Autotutela dell’Amministrazione finanziaria

Secondo un principio generale del diritto amministrativo, gli uffici dell’amministrazione finanziaria possono procedere, salvo che sia intervenuto il giudicato, all’annullamento totale o parziale dei propri atti ritenuti illegittimi od infondati, con provvedimento motivato comunicato al destinatario dell’atto.

L’esercizio dell’autotutela può essere svolto anche in pendenza di giudizio od in caso di non impugnabilità; non si richiede l’istanza di parte.

È possibile distinguere due tipi di autotutela.

La prima ricorre quando l’atto non è divenuto definitivo, perché pende il termine per l’impugnazione od il giudizio instaurato attraverso il ricorso contro lo stesso.

Il secondo tipo di autotutela è quella che riguarda atti divenuti invece definitivi, nel qual caso l’autotutela è volta ad assicurare la conformità dell’azione amministrativa ai principi di imparzialità e buon andamento (97 Cost.) in presenza di situazioni nelle quali l’illegittimità dell’atto è assolutamente palese e come tale percepibile dalla collettività.

In ogni caso l’autotutela non può espletarsi per motivi sui quali sia intervenuta una sentenza passata in giudicato favorevole all’amministrazione finanziaria.

 

L’interpello

Con legge 413/1991 è stato istituito il c.d. interpello, relativamente ad alcune fattispecie potenzialmente elusive (interpello speciale): si tratta del potere del contribuente di rivolgersi all’amministrazione perché essa dichiari la propria interpretazione di una determinata legge ritenuta incerta dal contribuente.

Il parere rilasciato dall’Amministrazione è vincolante per la stessa.

L’organo preordinato a tale funzione è il Comitato consultivo per l’applicazione delle norme antielusive.

Il Comitato consultivo è adito dal contribuente dopo che questi abbia preventivamente interpellato sulla questione l’Amministrazione, e non intenda adeguarsi al responso ricevuto.

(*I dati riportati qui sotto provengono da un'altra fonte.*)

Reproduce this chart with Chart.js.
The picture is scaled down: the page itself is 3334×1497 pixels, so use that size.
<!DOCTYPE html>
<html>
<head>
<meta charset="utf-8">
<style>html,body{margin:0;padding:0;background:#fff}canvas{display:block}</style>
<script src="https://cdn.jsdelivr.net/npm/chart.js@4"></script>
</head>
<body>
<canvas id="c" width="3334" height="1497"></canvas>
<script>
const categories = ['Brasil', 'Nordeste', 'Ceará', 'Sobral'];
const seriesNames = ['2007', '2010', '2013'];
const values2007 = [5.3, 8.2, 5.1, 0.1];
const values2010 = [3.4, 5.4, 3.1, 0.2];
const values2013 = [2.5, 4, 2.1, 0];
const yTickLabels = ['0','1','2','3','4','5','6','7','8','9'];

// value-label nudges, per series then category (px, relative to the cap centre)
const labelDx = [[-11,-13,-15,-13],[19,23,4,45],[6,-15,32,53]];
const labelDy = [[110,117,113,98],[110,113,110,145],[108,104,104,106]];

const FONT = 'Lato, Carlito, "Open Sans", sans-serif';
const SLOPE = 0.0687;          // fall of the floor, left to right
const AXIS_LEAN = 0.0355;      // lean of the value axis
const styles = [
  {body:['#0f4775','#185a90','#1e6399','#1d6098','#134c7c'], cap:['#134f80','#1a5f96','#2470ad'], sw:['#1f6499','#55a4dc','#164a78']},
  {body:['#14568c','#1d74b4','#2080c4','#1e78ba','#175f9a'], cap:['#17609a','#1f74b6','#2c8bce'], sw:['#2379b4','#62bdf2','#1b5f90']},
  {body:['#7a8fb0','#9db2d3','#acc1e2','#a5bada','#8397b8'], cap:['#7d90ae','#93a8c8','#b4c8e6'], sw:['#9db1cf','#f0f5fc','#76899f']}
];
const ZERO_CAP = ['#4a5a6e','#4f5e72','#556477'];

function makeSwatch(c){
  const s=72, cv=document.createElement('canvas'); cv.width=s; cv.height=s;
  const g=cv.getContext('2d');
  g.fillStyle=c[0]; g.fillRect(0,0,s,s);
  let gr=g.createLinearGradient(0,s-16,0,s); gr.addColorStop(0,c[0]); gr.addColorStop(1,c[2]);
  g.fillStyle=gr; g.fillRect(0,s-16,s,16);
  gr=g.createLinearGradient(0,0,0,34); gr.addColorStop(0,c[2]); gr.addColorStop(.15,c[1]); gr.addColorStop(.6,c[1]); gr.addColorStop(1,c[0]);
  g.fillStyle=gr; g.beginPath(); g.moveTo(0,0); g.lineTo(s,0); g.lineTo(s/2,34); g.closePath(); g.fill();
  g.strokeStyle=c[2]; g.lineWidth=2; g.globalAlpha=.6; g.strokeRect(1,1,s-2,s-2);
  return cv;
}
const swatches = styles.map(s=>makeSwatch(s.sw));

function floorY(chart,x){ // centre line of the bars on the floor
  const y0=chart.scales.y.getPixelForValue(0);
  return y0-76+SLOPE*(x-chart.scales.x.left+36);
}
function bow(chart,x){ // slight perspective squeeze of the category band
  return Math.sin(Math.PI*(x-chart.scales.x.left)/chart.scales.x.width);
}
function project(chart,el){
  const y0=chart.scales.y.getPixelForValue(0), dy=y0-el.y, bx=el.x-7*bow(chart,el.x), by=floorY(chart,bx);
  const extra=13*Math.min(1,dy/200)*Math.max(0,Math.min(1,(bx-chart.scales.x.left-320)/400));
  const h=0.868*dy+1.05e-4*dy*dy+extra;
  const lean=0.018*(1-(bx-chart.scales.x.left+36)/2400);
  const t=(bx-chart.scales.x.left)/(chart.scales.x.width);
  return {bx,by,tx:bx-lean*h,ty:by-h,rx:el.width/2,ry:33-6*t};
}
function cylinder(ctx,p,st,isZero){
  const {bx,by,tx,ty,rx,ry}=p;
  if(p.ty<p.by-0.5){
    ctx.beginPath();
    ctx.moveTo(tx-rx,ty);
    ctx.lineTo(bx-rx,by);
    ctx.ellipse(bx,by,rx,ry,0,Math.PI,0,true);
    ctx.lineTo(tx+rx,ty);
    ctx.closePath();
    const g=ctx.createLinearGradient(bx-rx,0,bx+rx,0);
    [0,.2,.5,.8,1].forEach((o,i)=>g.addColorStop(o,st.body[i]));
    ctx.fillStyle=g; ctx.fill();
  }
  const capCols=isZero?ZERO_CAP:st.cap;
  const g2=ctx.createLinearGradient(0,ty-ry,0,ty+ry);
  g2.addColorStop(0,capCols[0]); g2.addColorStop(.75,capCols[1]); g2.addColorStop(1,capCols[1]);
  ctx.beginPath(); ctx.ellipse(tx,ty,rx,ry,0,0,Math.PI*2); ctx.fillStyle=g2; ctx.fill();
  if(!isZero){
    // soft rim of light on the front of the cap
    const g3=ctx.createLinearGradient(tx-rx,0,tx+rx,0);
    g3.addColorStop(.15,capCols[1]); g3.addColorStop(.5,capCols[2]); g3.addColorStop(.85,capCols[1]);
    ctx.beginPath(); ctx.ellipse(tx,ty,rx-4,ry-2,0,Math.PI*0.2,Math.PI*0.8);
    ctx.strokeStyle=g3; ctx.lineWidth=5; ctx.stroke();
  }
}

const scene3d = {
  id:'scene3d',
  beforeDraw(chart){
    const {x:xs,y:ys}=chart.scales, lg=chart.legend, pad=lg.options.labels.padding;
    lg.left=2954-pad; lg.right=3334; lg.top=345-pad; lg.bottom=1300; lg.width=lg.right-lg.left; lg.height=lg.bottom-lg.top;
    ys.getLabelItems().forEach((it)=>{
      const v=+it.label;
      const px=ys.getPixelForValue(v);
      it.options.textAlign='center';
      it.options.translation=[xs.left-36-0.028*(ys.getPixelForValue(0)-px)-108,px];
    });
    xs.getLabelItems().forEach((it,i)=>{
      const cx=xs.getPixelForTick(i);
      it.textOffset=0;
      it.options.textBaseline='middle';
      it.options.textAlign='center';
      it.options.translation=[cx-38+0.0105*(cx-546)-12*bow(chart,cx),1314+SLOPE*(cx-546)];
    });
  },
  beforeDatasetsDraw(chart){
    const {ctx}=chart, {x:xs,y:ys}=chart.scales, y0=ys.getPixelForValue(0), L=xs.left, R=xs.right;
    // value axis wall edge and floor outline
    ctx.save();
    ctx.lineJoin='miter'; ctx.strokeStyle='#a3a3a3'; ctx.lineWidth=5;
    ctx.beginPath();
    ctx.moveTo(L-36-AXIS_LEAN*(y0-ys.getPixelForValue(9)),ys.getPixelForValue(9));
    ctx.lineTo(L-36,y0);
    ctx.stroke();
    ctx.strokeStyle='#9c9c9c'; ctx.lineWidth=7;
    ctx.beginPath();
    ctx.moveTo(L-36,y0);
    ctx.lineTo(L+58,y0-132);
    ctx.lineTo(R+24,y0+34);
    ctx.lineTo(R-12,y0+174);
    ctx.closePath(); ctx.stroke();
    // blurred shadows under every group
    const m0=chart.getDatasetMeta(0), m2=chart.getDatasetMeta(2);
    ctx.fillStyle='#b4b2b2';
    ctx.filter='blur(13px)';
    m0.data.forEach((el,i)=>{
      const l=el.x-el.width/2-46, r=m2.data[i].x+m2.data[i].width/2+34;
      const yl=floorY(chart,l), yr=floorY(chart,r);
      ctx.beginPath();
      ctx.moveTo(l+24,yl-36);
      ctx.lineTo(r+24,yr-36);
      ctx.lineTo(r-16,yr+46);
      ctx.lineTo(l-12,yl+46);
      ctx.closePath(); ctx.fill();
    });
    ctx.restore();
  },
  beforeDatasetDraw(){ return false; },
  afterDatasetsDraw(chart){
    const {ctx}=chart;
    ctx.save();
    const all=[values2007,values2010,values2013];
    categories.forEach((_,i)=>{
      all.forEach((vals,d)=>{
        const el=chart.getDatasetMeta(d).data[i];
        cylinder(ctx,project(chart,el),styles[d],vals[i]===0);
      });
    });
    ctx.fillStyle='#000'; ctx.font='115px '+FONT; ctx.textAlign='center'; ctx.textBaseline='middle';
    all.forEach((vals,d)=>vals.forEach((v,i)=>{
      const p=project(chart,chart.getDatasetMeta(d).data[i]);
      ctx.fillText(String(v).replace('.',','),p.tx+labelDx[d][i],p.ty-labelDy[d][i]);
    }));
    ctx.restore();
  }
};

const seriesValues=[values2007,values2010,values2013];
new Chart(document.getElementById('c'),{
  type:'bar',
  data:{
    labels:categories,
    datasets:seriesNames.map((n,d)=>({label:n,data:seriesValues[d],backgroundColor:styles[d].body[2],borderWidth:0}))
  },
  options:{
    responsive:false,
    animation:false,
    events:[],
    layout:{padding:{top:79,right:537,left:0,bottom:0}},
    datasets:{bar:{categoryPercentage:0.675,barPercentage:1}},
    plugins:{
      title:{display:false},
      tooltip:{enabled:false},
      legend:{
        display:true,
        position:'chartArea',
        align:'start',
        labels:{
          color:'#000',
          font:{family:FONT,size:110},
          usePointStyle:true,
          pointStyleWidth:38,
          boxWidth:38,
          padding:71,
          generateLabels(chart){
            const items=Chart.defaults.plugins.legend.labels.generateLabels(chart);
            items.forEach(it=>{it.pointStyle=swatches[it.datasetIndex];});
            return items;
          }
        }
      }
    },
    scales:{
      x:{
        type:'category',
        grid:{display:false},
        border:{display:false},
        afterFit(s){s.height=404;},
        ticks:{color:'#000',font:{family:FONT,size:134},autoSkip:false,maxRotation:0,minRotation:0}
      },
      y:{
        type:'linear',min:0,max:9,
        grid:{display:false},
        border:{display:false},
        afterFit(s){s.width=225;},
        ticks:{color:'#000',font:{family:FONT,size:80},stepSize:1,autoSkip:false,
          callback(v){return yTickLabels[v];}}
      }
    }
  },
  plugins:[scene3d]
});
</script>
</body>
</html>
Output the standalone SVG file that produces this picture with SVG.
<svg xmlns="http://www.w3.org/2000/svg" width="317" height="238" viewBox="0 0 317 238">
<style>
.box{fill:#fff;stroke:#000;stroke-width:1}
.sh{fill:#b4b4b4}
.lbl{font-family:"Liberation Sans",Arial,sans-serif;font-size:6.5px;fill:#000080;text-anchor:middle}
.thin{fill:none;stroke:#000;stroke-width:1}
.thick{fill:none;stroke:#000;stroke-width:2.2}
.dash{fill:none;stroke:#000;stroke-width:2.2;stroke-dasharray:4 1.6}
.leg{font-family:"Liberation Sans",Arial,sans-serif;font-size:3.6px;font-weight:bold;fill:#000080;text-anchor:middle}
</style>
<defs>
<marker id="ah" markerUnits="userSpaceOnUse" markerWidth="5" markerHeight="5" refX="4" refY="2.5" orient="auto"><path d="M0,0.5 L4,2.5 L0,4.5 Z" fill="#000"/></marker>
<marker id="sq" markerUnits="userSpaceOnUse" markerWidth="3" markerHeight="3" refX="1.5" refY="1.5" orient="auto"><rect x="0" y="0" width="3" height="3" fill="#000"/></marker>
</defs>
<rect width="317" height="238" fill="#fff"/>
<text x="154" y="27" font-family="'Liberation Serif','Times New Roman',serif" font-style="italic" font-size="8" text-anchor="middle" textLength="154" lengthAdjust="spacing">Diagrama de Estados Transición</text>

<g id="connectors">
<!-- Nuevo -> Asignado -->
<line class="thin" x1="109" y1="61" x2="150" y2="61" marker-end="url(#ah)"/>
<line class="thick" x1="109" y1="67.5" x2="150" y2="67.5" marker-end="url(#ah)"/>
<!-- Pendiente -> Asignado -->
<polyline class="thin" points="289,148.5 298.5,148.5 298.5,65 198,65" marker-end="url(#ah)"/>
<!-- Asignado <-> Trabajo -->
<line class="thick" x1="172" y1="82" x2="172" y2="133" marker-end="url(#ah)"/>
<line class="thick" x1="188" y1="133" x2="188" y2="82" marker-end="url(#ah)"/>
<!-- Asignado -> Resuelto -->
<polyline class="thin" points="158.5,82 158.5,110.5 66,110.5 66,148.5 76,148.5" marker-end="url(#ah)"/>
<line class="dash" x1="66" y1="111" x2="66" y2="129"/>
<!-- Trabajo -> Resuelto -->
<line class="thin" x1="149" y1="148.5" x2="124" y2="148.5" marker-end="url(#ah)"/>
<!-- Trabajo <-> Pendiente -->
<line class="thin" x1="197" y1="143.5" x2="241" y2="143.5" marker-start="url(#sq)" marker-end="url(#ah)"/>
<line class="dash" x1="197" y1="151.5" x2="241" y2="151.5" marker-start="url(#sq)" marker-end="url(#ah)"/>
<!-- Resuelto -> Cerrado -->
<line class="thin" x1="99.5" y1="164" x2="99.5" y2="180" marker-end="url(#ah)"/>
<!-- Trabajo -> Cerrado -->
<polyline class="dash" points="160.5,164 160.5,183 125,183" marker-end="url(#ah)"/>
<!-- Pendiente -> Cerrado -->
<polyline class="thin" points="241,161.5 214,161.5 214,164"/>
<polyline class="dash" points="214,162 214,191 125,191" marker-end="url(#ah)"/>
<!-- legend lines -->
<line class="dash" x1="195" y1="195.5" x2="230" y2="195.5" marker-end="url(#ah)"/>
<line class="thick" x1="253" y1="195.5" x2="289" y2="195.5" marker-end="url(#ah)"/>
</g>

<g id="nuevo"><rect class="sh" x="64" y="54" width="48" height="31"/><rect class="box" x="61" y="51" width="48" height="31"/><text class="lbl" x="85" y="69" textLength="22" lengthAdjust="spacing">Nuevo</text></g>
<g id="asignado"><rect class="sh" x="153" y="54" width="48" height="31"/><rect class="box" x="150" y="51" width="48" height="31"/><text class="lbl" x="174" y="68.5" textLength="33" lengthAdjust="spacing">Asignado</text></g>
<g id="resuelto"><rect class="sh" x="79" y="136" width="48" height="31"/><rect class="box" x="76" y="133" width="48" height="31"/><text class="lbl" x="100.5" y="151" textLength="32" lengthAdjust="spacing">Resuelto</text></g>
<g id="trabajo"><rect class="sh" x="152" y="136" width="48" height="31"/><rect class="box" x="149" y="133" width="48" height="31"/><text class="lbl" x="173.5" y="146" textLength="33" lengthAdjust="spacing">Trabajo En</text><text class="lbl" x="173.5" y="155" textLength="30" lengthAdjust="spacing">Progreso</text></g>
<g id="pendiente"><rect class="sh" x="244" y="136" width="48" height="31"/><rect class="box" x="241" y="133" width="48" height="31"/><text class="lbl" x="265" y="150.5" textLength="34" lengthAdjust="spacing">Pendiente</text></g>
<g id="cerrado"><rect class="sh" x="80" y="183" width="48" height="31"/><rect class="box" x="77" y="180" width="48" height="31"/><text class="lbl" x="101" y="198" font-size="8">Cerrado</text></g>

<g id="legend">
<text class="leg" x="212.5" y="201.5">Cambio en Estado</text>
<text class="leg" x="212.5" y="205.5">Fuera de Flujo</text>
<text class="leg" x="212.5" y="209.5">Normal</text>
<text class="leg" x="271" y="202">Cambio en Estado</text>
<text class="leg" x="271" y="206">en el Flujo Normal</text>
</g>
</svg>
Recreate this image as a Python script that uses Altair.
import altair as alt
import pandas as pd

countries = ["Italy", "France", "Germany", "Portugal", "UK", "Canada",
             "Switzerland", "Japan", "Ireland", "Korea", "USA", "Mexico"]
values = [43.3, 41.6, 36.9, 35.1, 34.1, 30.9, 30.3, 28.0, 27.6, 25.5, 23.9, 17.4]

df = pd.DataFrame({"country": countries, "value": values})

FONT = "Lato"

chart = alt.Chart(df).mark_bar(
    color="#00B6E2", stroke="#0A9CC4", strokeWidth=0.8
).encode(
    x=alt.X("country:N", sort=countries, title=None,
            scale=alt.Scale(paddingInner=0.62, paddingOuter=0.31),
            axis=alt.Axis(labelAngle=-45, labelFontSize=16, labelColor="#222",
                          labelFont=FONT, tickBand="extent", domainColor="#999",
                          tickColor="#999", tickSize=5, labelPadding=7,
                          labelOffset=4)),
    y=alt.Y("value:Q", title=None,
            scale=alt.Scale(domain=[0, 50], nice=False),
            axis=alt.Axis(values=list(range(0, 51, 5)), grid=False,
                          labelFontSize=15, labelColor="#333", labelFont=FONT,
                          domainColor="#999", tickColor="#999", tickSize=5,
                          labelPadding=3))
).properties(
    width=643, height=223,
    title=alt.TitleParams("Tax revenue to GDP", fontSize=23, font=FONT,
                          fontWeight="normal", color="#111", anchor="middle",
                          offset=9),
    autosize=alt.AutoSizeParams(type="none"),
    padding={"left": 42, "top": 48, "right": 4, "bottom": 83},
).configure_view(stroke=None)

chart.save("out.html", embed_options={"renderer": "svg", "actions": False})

La l. 212/2000 (Statuto dei diritti del contribuente) ha ampliato la portata dell’istituto con una procedura residuale (interpello ordinario): al contribuente è consentito formulare istanza di interpello alla Direzione regionale dell’Agenzia delle Entrate rispetto a qualsiasi fattispecie in cui ricorra un’obiettiva condizione di incertezza sull’interpretazione di disposizioni relative a casi concreti e personali.

L’Amministrazione interpellata ha 120 giorni per formulare una risposta scritta, motivata e vincolante rispetto alla sola questione in oggetto, e se non risponde entro il termine si intende che essa concordi con la soluzione prospettata dal richiedente nella propria istanza.

L’Amministrazione può rettificare la propria risposta nei confronti del contribuente solo qualora questi non si sia ancora adeguato alla posizione espressa o non espressa (mediante silenzio-assenso): in tal caso essa può recuperare le imposte eventualmente dovute, ma non irrogare le sanzioni.